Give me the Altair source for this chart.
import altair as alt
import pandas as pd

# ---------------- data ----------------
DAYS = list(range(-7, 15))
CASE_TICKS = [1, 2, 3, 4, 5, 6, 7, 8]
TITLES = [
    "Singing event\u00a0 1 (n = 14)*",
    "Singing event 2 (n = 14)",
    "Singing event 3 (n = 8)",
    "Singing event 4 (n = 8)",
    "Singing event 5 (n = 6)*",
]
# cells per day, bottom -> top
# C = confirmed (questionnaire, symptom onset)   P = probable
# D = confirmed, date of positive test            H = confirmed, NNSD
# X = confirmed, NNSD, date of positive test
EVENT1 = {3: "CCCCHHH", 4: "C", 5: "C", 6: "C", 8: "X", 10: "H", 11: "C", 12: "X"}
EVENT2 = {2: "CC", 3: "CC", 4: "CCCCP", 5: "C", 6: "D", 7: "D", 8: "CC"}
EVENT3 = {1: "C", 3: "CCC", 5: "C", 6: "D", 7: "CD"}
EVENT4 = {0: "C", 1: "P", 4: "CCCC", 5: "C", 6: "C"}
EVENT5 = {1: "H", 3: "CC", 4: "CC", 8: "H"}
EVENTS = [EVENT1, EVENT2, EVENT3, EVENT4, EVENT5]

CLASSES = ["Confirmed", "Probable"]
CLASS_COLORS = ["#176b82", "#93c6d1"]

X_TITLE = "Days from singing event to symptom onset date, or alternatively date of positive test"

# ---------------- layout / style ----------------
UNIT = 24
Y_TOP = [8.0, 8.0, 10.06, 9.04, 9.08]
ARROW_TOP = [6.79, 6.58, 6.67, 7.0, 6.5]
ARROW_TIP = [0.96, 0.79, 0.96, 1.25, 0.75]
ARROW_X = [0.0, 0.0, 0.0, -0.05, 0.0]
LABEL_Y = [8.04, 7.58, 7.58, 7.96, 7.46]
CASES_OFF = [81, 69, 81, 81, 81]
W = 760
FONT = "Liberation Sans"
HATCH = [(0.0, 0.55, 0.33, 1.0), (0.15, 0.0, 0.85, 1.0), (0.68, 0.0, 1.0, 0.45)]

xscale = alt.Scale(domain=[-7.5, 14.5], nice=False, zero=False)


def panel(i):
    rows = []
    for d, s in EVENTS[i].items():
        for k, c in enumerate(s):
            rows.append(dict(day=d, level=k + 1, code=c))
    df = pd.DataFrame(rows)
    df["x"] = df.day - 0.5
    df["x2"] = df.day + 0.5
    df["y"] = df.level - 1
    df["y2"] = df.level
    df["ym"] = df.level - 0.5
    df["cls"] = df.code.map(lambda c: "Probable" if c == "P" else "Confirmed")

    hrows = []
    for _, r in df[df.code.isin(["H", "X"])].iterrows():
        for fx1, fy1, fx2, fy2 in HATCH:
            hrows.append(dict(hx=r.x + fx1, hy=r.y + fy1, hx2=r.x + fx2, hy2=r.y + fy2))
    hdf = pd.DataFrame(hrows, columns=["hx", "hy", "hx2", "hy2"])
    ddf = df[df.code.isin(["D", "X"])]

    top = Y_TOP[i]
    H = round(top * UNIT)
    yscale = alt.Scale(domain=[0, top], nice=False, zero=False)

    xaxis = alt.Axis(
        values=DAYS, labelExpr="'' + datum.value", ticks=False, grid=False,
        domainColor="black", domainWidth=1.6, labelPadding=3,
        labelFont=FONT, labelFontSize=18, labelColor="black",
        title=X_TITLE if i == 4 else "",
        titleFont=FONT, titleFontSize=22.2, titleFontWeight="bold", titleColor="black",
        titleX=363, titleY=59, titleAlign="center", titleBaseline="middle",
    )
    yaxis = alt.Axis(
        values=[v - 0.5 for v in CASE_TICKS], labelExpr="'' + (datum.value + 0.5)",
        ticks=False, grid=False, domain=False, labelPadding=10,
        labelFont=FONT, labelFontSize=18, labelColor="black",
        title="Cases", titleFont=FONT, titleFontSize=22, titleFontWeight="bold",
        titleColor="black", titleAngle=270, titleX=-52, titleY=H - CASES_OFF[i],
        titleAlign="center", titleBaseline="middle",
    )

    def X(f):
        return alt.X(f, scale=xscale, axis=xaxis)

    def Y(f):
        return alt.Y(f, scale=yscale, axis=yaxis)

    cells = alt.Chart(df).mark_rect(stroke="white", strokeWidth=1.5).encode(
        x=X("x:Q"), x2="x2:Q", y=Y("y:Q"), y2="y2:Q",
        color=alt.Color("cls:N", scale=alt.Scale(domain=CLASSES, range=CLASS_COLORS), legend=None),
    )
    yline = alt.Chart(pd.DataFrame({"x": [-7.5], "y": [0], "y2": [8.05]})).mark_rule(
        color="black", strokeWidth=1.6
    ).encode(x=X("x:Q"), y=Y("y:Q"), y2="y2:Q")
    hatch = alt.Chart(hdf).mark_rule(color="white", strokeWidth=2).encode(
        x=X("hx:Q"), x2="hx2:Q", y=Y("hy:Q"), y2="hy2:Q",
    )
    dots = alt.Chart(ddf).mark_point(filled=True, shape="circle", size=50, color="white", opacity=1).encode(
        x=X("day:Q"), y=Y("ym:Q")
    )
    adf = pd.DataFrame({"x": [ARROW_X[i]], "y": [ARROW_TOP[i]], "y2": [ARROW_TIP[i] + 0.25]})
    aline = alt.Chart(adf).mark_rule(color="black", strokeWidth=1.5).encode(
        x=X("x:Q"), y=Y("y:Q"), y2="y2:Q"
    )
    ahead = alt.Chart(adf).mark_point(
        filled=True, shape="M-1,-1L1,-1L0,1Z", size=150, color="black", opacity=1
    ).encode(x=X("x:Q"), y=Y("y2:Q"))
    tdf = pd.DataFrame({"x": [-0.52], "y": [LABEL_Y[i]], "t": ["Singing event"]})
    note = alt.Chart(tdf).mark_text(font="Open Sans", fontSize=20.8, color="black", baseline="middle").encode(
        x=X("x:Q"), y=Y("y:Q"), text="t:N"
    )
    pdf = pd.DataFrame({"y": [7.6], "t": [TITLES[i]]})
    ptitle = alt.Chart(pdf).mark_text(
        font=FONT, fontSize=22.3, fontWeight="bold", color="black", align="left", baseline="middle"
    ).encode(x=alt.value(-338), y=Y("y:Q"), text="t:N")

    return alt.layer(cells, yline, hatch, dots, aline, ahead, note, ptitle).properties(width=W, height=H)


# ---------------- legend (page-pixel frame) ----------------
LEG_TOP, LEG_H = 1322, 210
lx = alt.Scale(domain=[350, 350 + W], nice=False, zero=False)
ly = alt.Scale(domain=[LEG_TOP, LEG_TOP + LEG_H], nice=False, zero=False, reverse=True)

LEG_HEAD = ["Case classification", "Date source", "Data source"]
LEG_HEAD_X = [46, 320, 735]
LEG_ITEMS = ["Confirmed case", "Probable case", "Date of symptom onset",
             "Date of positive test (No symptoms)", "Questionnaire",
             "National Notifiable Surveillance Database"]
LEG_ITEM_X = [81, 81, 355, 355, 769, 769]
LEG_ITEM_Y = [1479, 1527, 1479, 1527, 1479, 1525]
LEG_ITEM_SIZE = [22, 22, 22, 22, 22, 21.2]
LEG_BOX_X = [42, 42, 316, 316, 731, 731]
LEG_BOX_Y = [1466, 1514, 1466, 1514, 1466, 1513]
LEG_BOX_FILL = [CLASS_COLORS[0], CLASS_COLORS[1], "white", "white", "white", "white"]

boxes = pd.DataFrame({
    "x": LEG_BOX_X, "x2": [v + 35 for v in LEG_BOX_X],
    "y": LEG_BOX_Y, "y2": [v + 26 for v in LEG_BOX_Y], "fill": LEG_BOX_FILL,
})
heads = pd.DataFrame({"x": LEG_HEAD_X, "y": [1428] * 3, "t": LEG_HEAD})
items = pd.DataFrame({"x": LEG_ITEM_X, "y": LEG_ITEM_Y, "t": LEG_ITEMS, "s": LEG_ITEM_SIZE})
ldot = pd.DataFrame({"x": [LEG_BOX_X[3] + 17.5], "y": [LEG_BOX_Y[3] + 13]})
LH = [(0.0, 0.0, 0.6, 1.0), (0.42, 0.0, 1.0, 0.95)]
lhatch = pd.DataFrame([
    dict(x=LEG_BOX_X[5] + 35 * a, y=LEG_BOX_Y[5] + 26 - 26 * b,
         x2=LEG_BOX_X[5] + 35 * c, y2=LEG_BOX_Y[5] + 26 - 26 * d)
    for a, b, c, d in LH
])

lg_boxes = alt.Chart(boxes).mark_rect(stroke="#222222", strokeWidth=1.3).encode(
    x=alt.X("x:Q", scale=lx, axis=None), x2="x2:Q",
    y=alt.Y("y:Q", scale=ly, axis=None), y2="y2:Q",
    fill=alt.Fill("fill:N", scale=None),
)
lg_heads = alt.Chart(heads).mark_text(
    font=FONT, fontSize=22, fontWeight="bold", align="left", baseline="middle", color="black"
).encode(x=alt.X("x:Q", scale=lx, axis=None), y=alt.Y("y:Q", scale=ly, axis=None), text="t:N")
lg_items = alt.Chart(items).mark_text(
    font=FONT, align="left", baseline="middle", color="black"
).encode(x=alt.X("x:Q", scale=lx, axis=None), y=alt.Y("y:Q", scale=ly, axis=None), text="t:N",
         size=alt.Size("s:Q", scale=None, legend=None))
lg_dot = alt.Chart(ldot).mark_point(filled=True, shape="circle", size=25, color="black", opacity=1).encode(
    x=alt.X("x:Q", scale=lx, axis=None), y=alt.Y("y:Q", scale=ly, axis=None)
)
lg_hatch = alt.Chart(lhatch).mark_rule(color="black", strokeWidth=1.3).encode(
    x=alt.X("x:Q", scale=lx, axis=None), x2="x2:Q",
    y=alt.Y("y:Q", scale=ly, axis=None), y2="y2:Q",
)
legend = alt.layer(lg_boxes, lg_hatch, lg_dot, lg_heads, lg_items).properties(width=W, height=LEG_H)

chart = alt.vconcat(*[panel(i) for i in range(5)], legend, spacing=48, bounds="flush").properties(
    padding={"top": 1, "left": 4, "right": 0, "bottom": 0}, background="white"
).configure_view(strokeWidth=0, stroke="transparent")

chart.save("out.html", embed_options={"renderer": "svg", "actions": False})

____________________

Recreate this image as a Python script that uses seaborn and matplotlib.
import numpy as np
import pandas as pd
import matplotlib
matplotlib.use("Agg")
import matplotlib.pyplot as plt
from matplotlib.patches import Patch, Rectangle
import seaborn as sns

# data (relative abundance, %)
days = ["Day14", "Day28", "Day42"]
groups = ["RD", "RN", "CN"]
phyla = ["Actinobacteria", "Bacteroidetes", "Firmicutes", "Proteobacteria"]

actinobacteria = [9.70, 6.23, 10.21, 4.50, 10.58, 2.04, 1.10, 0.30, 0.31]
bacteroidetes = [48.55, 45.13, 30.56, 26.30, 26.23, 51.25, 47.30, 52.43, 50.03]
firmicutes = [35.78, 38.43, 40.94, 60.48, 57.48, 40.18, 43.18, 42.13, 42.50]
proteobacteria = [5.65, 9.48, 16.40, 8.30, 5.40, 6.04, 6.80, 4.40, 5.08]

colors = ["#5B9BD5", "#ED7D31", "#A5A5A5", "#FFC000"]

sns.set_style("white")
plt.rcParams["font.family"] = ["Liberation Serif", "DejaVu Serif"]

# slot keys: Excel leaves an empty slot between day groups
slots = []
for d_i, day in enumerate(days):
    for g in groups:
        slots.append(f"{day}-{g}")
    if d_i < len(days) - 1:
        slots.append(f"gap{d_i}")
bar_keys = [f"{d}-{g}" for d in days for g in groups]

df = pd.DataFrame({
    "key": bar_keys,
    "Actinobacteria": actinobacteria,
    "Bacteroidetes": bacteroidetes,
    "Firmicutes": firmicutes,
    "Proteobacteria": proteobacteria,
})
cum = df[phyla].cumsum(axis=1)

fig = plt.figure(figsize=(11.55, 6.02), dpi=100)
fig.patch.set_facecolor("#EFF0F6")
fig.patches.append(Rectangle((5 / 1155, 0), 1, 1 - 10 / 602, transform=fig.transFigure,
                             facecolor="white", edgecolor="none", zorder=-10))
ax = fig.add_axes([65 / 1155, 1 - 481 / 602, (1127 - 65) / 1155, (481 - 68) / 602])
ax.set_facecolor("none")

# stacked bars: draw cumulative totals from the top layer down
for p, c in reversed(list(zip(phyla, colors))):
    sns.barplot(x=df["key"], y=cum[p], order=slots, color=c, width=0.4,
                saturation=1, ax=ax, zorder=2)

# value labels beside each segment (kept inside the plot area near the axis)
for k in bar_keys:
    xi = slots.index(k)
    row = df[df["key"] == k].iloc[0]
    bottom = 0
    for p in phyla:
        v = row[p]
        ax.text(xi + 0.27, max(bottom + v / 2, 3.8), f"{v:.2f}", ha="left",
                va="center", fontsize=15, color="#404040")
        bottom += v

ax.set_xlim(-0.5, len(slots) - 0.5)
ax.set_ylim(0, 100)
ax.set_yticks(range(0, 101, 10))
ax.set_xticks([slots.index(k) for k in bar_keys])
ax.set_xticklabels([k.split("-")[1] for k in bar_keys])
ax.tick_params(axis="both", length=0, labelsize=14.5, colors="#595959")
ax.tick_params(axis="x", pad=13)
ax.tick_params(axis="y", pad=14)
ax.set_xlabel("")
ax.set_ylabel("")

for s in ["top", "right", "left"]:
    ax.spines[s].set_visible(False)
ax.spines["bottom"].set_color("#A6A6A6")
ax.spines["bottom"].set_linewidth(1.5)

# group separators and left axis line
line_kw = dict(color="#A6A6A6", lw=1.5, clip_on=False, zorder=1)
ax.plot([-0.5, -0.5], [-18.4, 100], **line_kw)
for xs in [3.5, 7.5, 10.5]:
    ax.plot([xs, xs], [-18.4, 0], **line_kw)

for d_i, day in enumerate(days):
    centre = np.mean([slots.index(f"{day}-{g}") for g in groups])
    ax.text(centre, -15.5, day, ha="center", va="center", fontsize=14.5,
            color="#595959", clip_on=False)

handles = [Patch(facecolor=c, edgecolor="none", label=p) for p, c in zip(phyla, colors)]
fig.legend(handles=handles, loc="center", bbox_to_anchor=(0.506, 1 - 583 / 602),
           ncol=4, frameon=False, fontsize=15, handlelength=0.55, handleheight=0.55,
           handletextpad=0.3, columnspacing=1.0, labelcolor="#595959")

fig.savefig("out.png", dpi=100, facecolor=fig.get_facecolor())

____________________

PROBLEM TO SOLVE: In the listing above, locate the line with "Recreate this image" and the line with "cum = df[phyla].cumsum(axis=1)", then extract exactly those lines and every line between them, and nothing more.

RESULT:
Recreate this image as a Python script that uses seaborn and matplotlib.
import numpy as np
import pandas as pd
import matplotlib
matplotlib.use("Agg")
import matplotlib.pyplot as plt
from matplotlib.patches import Patch, Rectangle
import seaborn as sns

# data (relative abundance, %)
days = ["Day14", "Day28", "Day42"]
groups = ["RD", "RN", "CN"]
phyla = ["Actinobacteria", "Bacteroidetes", "Firmicutes", "Proteobacteria"]

actinobacteria = [9.70, 6.23, 10.21, 4.50, 10.58, 2.04, 1.10, 0.30, 0.31]
bacteroidetes = [48.55, 45.13, 30.56, 26.30, 26.23, 51.25, 47.30, 52.43, 50.03]
firmicutes = [35.78, 38.43, 40.94, 60.48, 57.48, 40.18, 43.18, 42.13, 42.50]
proteobacteria = [5.65, 9.48, 16.40, 8.30, 5.40, 6.04, 6.80, 4.40, 5.08]

colors = ["#5B9BD5", "#ED7D31", "#A5A5A5", "#FFC000"]

sns.set_style("white")
plt.rcParams["font.family"] = ["Liberation Serif", "DejaVu Serif"]

# slot keys: Excel leaves an empty slot between day groups
slots = []
for d_i, day in enumerate(days):
    for g in groups:
        slots.append(f"{day}-{g}")
    if d_i < len(days) - 1:
        slots.append(f"gap{d_i}")
bar_keys = [f"{d}-{g}" for d in days for g in groups]

df = pd.DataFrame({
    "key": bar_keys,
    "Actinobacteria": actinobacteria,
    "Bacteroidetes": bacteroidetes,
    "Firmicutes": firmicutes,
    "Proteobacteria": proteobacteria,
})
cum = df[phyla].cumsum(axis=1)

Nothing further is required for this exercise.